> **WORK INSTRUCTIONS**:
Extract from the listing each line in which the word "chart" appears.
________________________________________
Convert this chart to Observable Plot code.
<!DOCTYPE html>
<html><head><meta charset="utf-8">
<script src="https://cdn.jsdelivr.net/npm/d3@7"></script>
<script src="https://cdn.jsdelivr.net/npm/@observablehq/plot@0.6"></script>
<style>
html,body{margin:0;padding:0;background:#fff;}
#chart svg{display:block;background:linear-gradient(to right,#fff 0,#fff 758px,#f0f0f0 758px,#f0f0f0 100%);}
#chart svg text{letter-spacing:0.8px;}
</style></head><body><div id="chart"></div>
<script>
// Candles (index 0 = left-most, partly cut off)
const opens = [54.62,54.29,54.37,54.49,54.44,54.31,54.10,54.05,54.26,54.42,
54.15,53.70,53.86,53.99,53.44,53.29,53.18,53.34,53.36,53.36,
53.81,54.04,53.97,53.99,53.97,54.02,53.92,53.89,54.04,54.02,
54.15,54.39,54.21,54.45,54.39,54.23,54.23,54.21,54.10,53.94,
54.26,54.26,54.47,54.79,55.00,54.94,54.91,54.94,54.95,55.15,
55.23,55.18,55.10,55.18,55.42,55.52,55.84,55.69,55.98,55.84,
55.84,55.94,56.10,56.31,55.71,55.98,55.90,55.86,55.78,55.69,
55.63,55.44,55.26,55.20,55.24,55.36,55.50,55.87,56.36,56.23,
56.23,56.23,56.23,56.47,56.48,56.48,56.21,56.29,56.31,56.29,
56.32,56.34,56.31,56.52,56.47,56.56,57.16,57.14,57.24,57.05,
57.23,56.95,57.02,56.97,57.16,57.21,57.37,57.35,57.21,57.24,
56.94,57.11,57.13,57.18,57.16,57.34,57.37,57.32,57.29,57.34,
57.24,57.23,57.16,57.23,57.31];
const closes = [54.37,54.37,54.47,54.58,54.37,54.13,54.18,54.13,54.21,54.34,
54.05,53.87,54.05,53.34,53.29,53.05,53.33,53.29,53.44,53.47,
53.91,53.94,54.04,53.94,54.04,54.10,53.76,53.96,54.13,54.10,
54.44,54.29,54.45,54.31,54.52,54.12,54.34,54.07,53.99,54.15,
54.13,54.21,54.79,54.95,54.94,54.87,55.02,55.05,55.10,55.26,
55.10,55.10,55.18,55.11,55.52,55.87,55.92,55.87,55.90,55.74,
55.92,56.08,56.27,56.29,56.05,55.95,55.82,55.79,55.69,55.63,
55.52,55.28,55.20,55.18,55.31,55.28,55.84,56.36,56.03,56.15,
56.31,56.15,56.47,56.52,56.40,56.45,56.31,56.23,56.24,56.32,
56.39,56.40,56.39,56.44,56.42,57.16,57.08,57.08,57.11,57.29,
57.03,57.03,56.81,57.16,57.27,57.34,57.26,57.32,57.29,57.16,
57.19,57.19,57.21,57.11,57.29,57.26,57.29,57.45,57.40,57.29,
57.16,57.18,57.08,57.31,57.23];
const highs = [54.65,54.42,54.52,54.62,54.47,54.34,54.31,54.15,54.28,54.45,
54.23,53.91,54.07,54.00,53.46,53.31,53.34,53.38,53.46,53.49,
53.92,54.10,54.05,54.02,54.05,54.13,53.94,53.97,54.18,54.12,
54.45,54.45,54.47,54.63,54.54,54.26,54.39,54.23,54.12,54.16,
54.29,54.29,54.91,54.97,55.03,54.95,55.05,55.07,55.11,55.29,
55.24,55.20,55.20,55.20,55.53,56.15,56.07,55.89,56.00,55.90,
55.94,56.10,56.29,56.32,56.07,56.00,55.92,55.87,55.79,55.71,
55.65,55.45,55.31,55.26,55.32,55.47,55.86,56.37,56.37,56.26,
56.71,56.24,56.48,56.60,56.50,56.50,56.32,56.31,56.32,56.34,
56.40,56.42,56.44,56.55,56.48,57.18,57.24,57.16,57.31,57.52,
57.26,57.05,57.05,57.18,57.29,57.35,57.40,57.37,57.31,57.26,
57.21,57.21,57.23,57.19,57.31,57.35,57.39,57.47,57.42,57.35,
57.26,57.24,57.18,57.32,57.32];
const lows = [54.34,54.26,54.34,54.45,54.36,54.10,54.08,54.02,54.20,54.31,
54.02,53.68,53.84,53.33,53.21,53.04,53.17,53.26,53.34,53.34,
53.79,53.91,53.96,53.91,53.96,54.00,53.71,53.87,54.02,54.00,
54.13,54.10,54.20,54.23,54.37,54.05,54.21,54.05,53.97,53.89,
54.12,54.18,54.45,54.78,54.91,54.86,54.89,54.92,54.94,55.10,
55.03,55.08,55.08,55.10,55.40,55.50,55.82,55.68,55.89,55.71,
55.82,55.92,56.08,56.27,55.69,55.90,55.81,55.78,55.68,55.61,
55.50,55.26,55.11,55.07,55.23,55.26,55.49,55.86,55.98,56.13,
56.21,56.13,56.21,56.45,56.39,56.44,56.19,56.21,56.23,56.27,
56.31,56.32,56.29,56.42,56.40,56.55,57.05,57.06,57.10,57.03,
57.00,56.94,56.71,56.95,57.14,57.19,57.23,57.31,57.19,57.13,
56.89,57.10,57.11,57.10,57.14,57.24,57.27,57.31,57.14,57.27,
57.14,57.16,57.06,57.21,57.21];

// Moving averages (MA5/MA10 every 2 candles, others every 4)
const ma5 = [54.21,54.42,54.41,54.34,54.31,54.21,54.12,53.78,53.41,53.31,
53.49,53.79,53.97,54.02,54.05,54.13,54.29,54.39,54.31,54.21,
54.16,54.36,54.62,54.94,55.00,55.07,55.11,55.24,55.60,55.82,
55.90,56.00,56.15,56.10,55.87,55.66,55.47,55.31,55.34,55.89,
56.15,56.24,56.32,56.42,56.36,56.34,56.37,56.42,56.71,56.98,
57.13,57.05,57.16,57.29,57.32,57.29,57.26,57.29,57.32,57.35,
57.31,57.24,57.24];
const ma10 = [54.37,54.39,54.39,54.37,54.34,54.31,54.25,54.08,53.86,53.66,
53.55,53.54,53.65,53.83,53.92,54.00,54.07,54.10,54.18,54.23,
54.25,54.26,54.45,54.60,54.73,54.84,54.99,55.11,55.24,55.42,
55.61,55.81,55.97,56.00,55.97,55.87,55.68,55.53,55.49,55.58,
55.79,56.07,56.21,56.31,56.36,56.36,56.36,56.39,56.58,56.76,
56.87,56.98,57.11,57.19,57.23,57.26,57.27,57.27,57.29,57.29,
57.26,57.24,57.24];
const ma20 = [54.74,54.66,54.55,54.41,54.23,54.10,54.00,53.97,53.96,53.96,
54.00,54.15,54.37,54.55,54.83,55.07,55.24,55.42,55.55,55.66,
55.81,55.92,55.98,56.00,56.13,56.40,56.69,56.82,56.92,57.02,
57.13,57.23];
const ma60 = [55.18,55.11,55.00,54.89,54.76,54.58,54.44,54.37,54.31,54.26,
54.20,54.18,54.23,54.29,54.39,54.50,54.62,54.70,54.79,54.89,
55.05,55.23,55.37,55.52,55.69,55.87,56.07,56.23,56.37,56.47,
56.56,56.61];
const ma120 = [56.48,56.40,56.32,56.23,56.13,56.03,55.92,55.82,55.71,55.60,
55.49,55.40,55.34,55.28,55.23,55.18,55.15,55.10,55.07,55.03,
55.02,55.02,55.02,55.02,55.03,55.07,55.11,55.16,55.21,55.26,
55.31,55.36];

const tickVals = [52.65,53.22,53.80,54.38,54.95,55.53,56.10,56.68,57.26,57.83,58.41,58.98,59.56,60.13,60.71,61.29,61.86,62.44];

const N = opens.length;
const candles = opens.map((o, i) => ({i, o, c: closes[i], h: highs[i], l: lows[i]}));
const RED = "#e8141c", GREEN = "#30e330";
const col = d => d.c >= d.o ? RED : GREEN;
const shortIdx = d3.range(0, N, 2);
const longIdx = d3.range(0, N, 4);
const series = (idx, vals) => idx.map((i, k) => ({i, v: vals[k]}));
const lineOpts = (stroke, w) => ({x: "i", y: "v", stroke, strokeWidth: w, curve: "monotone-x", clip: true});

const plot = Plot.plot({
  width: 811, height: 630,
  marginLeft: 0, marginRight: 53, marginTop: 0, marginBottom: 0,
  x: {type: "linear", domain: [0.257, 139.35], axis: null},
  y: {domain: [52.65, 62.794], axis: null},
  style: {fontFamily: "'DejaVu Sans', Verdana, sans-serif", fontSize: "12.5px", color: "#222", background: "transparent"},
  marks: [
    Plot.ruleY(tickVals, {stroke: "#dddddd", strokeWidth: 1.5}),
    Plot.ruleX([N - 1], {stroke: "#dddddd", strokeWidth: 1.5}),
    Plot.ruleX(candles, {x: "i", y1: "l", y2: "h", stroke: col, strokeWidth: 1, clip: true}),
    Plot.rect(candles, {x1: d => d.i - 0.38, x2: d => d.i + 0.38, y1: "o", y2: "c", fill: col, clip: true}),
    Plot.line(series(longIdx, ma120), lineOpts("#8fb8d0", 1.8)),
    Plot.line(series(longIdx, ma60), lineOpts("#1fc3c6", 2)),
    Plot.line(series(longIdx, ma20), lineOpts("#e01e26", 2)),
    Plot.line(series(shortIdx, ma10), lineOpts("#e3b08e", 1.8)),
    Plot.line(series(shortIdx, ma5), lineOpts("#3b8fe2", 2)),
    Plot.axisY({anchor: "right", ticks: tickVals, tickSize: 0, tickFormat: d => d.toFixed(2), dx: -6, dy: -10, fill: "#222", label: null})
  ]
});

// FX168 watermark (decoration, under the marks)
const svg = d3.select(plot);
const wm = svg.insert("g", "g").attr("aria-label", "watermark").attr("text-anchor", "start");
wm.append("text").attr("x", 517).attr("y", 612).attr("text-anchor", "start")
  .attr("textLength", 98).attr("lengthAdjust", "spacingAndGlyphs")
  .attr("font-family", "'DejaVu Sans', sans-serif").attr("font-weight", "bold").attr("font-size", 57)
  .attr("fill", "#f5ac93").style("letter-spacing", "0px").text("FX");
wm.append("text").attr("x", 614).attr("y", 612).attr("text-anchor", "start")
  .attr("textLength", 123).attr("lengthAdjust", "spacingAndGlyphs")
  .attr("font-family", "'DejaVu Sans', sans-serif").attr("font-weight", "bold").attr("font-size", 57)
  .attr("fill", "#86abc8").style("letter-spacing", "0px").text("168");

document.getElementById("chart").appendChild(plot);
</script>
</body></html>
________________________________________
> **SOLUTION BELOW**:
Convert this chart to Observable Plot code.
#chart svg{display:block;background:linear-gradient(to right,#fff 0,#fff 758px,#f0f0f0 758px,#f0f0f0 100%);}
#chart svg text{letter-spacing:0.8px;}
</style></head><body><div id="chart"></div>
document.getElementById("chart").appendChild(plot);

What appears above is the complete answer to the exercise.